Aanchal Saxena introduced the children to Transentience, a practice of empathetic role-play connecting with urban nature amid climate and ecological crises, which she developed during her MA at the Bartlett School of Architecture. The children imagined the garden from the perspective of its non-human inhabitants: plants, animals and insects. A wishing tree, constructed from the viewpoint of the bugs and animals living in the garden, engaged them with the circular material culture and biodiversity of the space, while feeding directly into the final design.

The children visited the Unravel textile exhibition at the Barbican ahead of their workshop with Wei-Ting Ma. They explored domestic practices of care and low-cost, low-carbon interventions in public space, and reflected on the relationship between textiles and communities. This connection would later reappear as a central element in the design of the garden, echoed in the cyanotype lounge chairs and curtains.

Wei-Ting Ma led stop-motion filmmaking workshops following the Barbican visit. The films imagined the garden as a fertile ground for exploration and play, reconstructing it as a theatre of life and providing a blueprint for the final shape of the project. Exploring alternative interventions into the space, the children were engaged in thinking through making, echoing practice-led research methods in architectural planning.

Peas Press brought their experience from teaching printmaking at the MA Design Expanded Practice course at Goldsmiths to run workshops on zine-making and LEGO printing. They delivered a talk on the history of zines and pamphlets, teaching children about the importance of circulating written ephemera and its roots in community-centred practice. The children made their own zines about topics important to them, which now live in the garden as an archive of the people involved. The LEGO printing workshop taught traditional, low-cost printing techniques, and the prints produced became the basis for the cyanotype fabrics used in the final installation.

Maxi Himpe used performance and spatial exercises to help children reflect on their positionality within the garden.
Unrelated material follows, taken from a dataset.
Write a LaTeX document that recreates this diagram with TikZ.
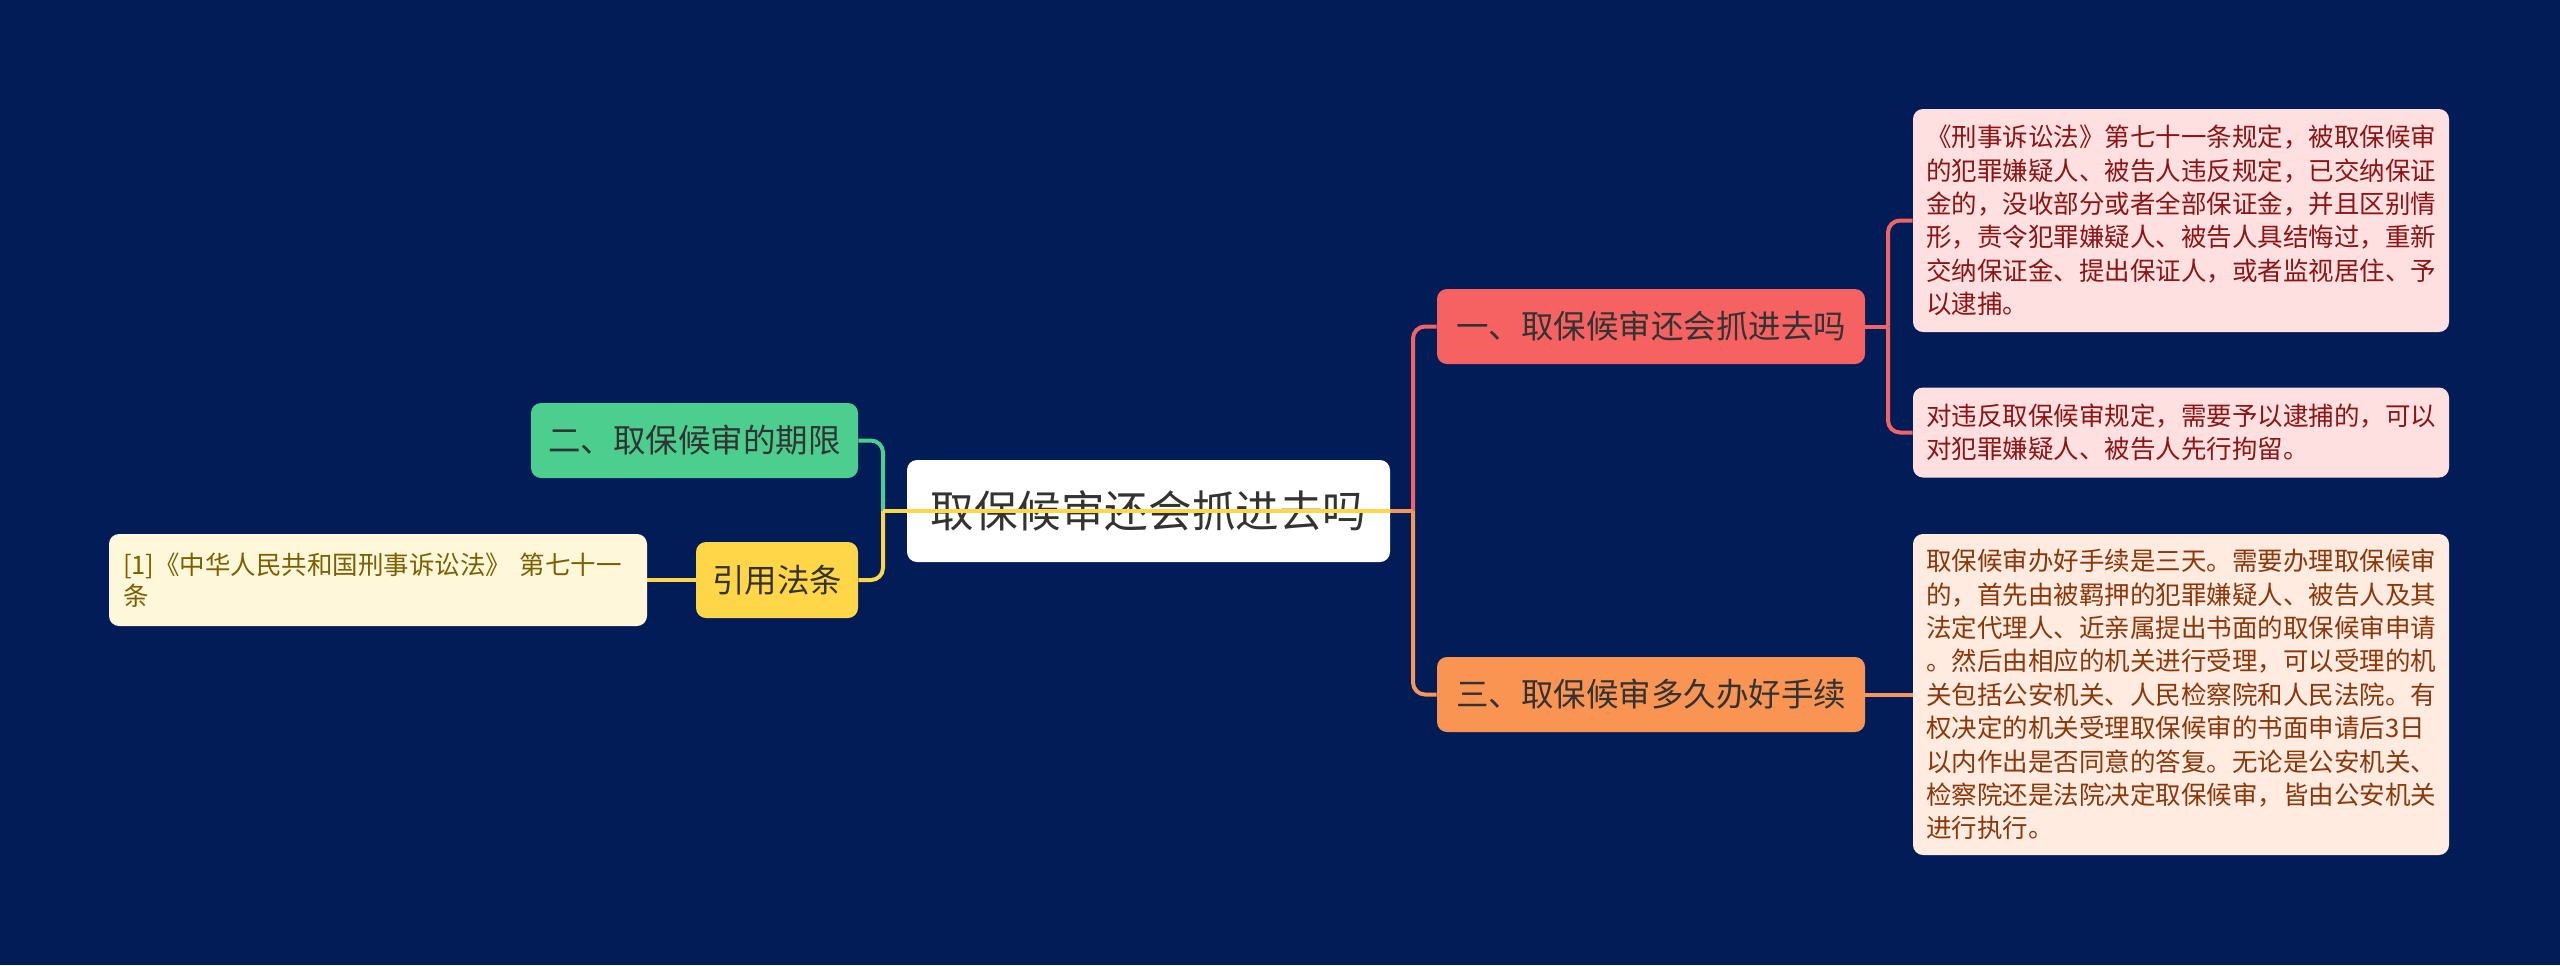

The activities relied on imagination to reshape and reconstruct the space, inviting the children to consider how the project was not only physically remaking the garden but reconfiguring how they related to it and what they used it for. Using the workshop to fuel their ability to imagine new futures, the children became the designers of the plan for the garden, gaining the ability to imagine new ways of being together with nature.

Jessy Solomon shared her practice of biomaterial production and locally sourced ceramic making. The children created ceramic figures that now watch over and care for the garden, made from clay sourced partly from the garden itself and mixed with clay from various ecological sites around London. The process taught the children about material processes, circular materials and low-carbon practice, while highlighting the intrinsic creative potential already present in the space.

In preparation for the reopening of the garden, the children visited the Enzo Mari exhibition at the Design Museum, where they learned about design for play and interaction. Getting ready to finish reconstructing the garden, they explored the complex practices of curating and presenting objects made to be used, which situated their own involvement in the project as co-producers and co-curators.

The project culminated in cyanotype-printed deckchairs and pavilion curtains, a direct response to the children's own request for more space to sit and rest, and a living archive of everyone involved. Zines made during the workshops now live in the garden. Ceramic figures watch over the space. Every element was designed to be easily repairable, building in the expectation of ongoing care rather than a fixed endpoint. The aim throughout was that children would leave not just having made something, but feeling that the garden was genuinely theirs.